= Sri Edi Swasono =

Sri Edi Swasono (born in Ngawi (city), Ngawi, 16 September 1940) is a professor of economics at the University of Indonesia. He was a member People's Consultative Assembly (MPR) of the emissary group in the New Order era of Indonesia, ruled by President Soeharto.
He has been involved in the cooperative world. His wife is the first daughter of Mohammad Hatta, the father of cooperative (Bapak Koperasi) Indonesia and the first vice president of Indonesia. Sri Edi spent his life to study and to fight for the development of cooperatives in Indonesia.

== Career ==
Sri Edi Swasono high educational background began with becoming a student of Faculty of Economics and graduated in 1963 [4]. Then continue their studies MPIA S2 earned at University of Pittsburgh in 1966. Not long after that, he completed his studies and obtained his PhD S3 in the same university (1969).

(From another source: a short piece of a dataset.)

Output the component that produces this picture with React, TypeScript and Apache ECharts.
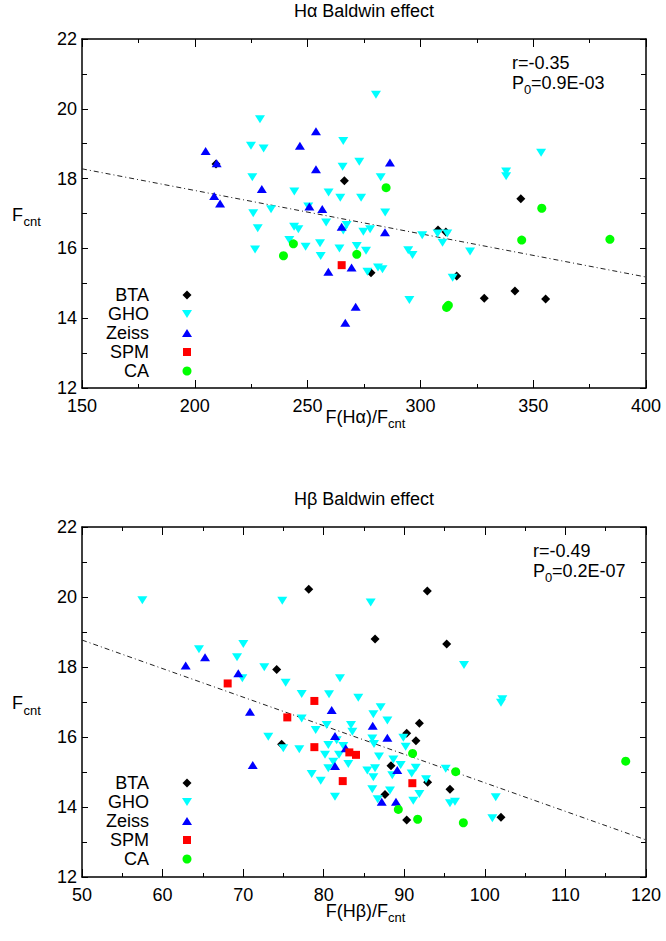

He is a productive person. A lot of work, experience, and awards resulting from his hard work. His works include:
- Cultural Breakthrough (Terobosan Kultural; 1986),
- Economic Democracy: Participation Business Linkages VS Economic Concentration (Demokrasi Ekonomi: Keterkaitan Usaha Partisipasi VS Konsentrasi Ekonomi; 1988),
- Economic Systems and Economic Democracy (Sistem Ekonomi dan Demokrasi Ekonomi; 1991),
- Towards Economic Development and the People (Menuju Pembangunan Perekonomian Rakyat; 1998).

Sri Edi actively trying to fight for the economic populist with cooperatives as a form of economic democracy. For their hard work was, he was confirmed Professor, dated July 13, 1988 to bring inaugural speech, entitled "Economic Democracy, Commitment and Development of Indonesia".